The plot leads into one of those crazy nights that always seem to happen in teenager movies before it’s strongly implied that the vision about the end of the world has come true. The plot then doubles back, which is the sort of ending that got fans of the movie arguing about its meaning for years. (This explainer, published by Dan Kois in Salon in 2004, seems to be the best explanation as to what happened in the movie.)
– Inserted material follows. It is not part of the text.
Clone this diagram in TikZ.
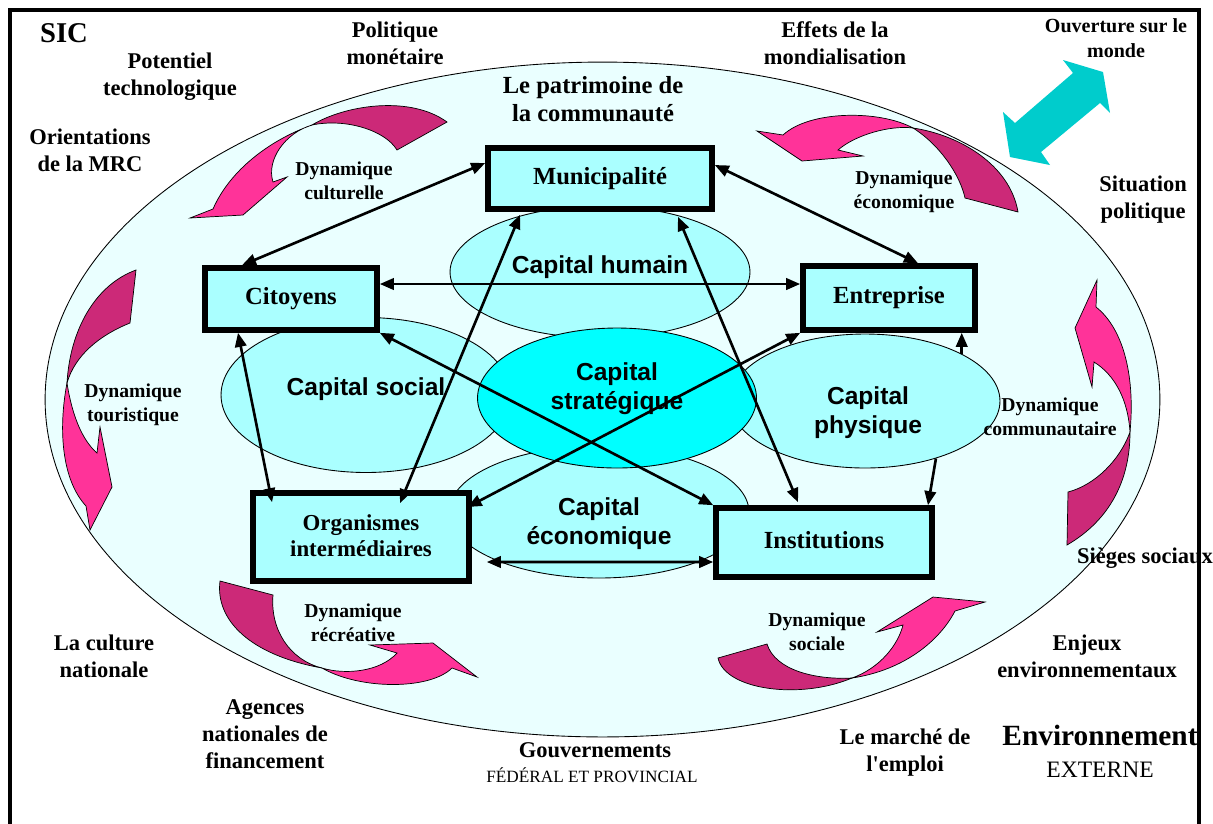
\documentclass[tikz,border=0pt]{standalone}
\usepackage{fontspec}
\setmainfont{Liberation Serif}
\setsansfont{Liberation Sans}
\usepackage{tikz}
\usetikzlibrary{shapes.geometric, arrows.meta, calc}
\definecolor{paleaqua}{RGB}{234,255,255}
\definecolor{lightaqua}{RGB}{170,255,255}
\definecolor{strongaqua}{RGB}{0,255,255}
\definecolor{hotpink}{RGB}{255,51,153}
\definecolor{deeppink}{RGB}{204,41,120}
\definecolor{tealarrow}{RGB}{0,204,204}

\begin{document}
\begin{tikzpicture}[
    x=0.02cm, y=-0.02cm,
    actor/.style={
      rectangle,
      draw=black,
      fill=lightaqua,
      line width=3.2pt,
      align=center,
      inner sep=2pt,
      font=\bfseries\fontsize{14}{16}\selectfont
    },
    capital/.style={
      ellipse,
      draw=black,
      line width=0.5pt,
      fill=lightaqua,
      inner sep=0pt
    },
    captext/.style={
      align=center,
      font=\sffamily\bfseries\fontsize{14}{16.5}\selectfont
    },
    outer/.style={
      align=center,
      font=\bfseries\fontsize{12.8}{15.3}\selectfont
    },
    dyn/.style={
      align=center,
      font=\bfseries\fontsize{11.2}{13.6}\selectfont
    },
    back/.style={fill=deeppink, draw=black, line width=0.4pt},
    front/.style={fill=hotpink, draw=black, line width=0.4pt},
    link/.style={
      >={Triangle[length=8pt,width=6.5pt]},
      line width=1.5pt
    }
  ]
    \useasboundingbox (0,0) rectangle (1213,823);
    \clip (0,0) rectangle (1213,823);

    % Community heritage
    \node (patrimoine) [ellipse, draw=black, fill=paleaqua, line width=0.5pt, inner sep=0pt,
      minimum width=22.3cm, minimum height=13.5cm] at (602.5,399.5) {};

    % Dynamics arrows
    \draw [back] (312,125) .. controls (345,105) and (410,95) .. (447,122) -- (397,150)
      .. controls (385,130) and (345,118) .. (312,125) -- cycle;
    \draw [front] (312,125) .. controls (270,140) and (230,170) .. (213,209) -- (190,218)
      -- (243,215) -- (287,177) -- (273,182) .. controls (266,160) and (285,133) .. (312,125) -- cycle;

    \draw [front] (913,128) .. controls (880,110) and (810,110) .. (783,135) -- (757,131)
      -- (802,161) -- (863,156) -- (838,150) .. controls (855,135) and (890,125) .. (913,128) -- cycle;
    \draw [back] (913,128) .. controls (960,135) and (1010,165) .. (1018,212) -- (965,198)
      .. controls (960,175) and (940,145) .. (913,128) -- cycle;

    \draw [back] (67,383) .. controls (70,330) and (95,285) .. (136,270) -- (130,323)
      .. controls (100,335) and (75,355) .. (67,383) -- cycle;
    \draw [front] (67,383) .. controls (58,430) and (62,480) .. (86,506) -- (90,530)
      -- (112,487) -- (100,427) -- (97,453) .. controls (82,440) and (72,415) .. (67,383) -- cycle;

    \draw [front] (1097,280) -- (1075,328) -- (1092,387) -- (1094,362)
      .. controls (1115,375) and (1128,400) .. (1130,432)
      .. controls (1135,380) and (1125,330) .. (1096,307) -- cycle;
    \draw [back] (1130,432) .. controls (1130,480) and (1110,520) .. (1067,545) -- (1068,492)
      .. controls (1095,485) and (1120,460) .. (1130,432) -- cycle;

    \draw [back] (220,581) .. controls (215,620) and (250,655) .. (322,668)
      .. controls (290,660) and (270,630) .. (273,595) -- cycle;
    \draw [front] (322,668) .. controls (360,690) and (430,690) .. (452,668) -- (477,677)
      -- (433,643) -- (370,645) -- (397,653) .. controls (380,672) and (345,675) .. (322,668) -- cycle;

    \draw [back] (718,658) .. controls (725,690) and (800,700) .. (852,678)
      .. controls (815,680) and (775,670) .. (767,644) -- cycle;
    \draw [front] (852,678) .. controls (905,670) and (940,640) .. (955,611) -- (985,602)
      -- (933,597) -- (877,632) -- (903,625) .. controls (898,645) and (880,668) .. (852,678) -- cycle;

    % Opening to the world
    \fill [tealarrow] (1010,157) -- (1003,112) -- (1015,123) -- (1073,73) -- (1063,60)
      -- (1103,72) -- (1110,113) -- (1100,103) -- (1041,152) -- (1050,165) -- cycle;

    % Capitals
    \node (chum) [capital, minimum width=6cm, minimum height=2.64cm] at (600,272) {};
    \node (csoc) [capital, minimum width=5.8cm, minimum height=3.1cm] at (366,395) {};
    \node (cphys) [capital, minimum width=5.4cm, minimum height=2.68cm] at (865,401) {};
    \node (cecon) [capital, minimum width=6cm, minimum height=2.64cm] at (599,512) {};
    \node (cstrat) [capital, fill=strongaqua, minimum width=5.58cm, minimum height=2.8cm] at (617,398) {};

    \node (chumtext) [captext] at ([yshift=0.1cm]chum.center) {Capital humain};
    \node (csoctext) [captext] at ([yshift=0.12cm]csoc.center) {Capital social};
    \node (cphystext) [captext] at ([xshift=0.06cm,yshift=-0.24cm]cphys.center) {Capital\\physique};
    \node (cecontext) [captext] at ([yshift=-0.24cm]cecon.center) {Capital\\économique};
    \node (cstrattext) [captext] at ([yshift=0.18cm]cstrat.center) {Capital\\stratégique};

    % Actors
    \node (muni) [actor, minimum width=4.48cm, minimum height=1.22cm] at (600,178.5) {Municipalité};
    \node (cit) [actor, minimum width=3.44cm, minimum height=1.24cm] at (291,299) {Citoyens};
    \node (ent) [actor, minimum width=3.44cm, minimum height=1.28cm] at (889,298) {Entreprise};
    \node (org) [actor, minimum width=4.32cm, minimum height=1.76cm,
      font=\bfseries\fontsize{13}{14.7}\selectfont] at (361,537) {\raisebox{0.06cm}{Organismes}\\\raisebox{0.06cm}{intermédiaires}};
    \node (inst) [actor, minimum width=4.32cm, minimum height=1.38cm] at (824,542.5) {\raisebox{0.1cm}{Institutions}};

    % Connections
    \draw [link, <->] ([yshift=0.31cm]muni.west) -- ([xshift=-0.98cm]cit.north);
    \draw [link, <->] ([yshift=0.27cm]muni.east) -- ([xshift=0.58cm]ent.north);
    \draw [link, <->] ([yshift=0.3cm]cit.east) -- ([yshift=0.3cm]cit.east -| ent.west);
    \draw [link, <->] ([xshift=-1.06cm]cit.south) -- ([xshift=-1.78cm,yshift=-0.24cm]org.north);
    \draw [link, <->] ([xshift=0.78cm,yshift=-0.26cm]org.north) -- ([xshift=-1.6cm,yshift=-0.06cm]muni.south);
    \draw [link, <->] (cit.south east) -- (inst.north west);
    \draw [link, <->] (ent.south west) -- ([xshift=0.38cm,yshift=0.1cm]cecon.west);
    \draw [link, <->] ([xshift=1.56cm,yshift=-0.1cm]muni.south) -- ([xshift=-0.52cm,yshift=0.06cm]inst.north);
    \draw [link, ->] (cphys.26) -- (cphys.26 |- ent.south);
    \draw [link, ->] (cphys.-39) -- ([xshift=2.08cm]inst.north);
    \draw [link, <->] ([xshift=0.3cm,yshift=-0.5cm]org.east) -- ([yshift=-0.39cm]inst.west);

    % Labels
    \node (sic) [font=\bfseries\fontsize{16.3}{19}\selectfont] at (64,33) {SIC};
    \node (potentiel) [outer] at (170,77) {Potentiel\\technologique};
    \node (politique) [outer] at (395,43) {Politique\\monétaire};
    \node (effets) [outer] at (835,43) {Effets de la\\mondialisation};
    \node (ouverture) [outer, font=\bfseries\fontsize{11.4}{14.2}\selectfont] at (1116,38) {Ouverture sur le\\monde};
    \node (orient) [outer] at (90,150) {Orientations\\de la MRC};
    \node (situation) [outer] at (1143,200) {Situation\\politique};
    \node (patlabel) [outer, font=\bfseries\fontsize{14}{16}\selectfont] at (593,99) {Le patrimoine de\\la communauté};
    \node (dculture) [dyn] at (344,181) {Dynamique\\culturelle};
    \node (deco) [dyn] at (904,192) {Dynamique\\économique};
    \node (dtour) [dyn] at (133,405) {Dynamique\\touristique};
    \node (dcomm) [dyn] at (1050,417) {Dynamique\\communautaire};
    \node (sieges) [outer] at (1145,558) {Sièges sociaux};
    \node (drecre) [dyn] at (353,623) {Dynamique\\récréative};
    \node (dsoc) [dyn] at (817,632) {Dynamique\\sociale};
    \node (culture) [outer] at (104,656) {La culture\\nationale};
    \node (enjeux) [outer] at (1087,656) {Enjeux\\environnementaux};
    \node (agences) [outer] at (265,734) {Agences\\nationales de\\financement};
    \node (gouv) [outer] at (595,750) {Gouvernements};
    \node (federal) [font=\fontsize{9.8}{12}\selectfont] at (592,775) {FÉDÉRAL ET PROVINCIAL};
    \node (marche) [outer] at (905,753) {Le marché de\\l\textquotesingle emploi};
    \node (envir) [font=\bfseries\fontsize{16.7}{19}\selectfont] at (1100,735) {Environnement};
    \node (externe) [font=\fontsize{13.4}{16}\selectfont] at (1100,770) {EXTERNE};

    % Frame
    \draw [line width=2.6pt] (10,860) -- (10,10) -- (1199,10) -- (1199,860);

\end{tikzpicture}
\end{document}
Jake Gyllenhaal had been in movies before Donnie Darko, from City Slickers to October Sky, but Darko represented his first grown-up role, at age 20, and helped cement him as the movie star that he’s remained to this day. His sister Maggie played his sister in Donnie Darko, delivering that immortal first line (“I’m voting for Dukakis,” even though that 1988 Democratic candidate doesn’t appear to have won the election in any of those timelines.) And look for Seth Rogen in a tiny role as Donnie’s classmate.
In 2007, Kelly released a follow-up that was even more batshit, Southland Tales, and also took the box office flop/cult classic route. His film after that, 2009’s The Box, was a flop as well but skipped the cult part; he hasn’t directed a feature film since, although Kelly has kept busy with various tie-ins and new cuts of his first two movies. He’s also said to be working on a biopic of Rod Serling.
Donnie Darko, which is currently streaming on Tubi, is one of the 2001 movies that has best stood the test of time 20 years on.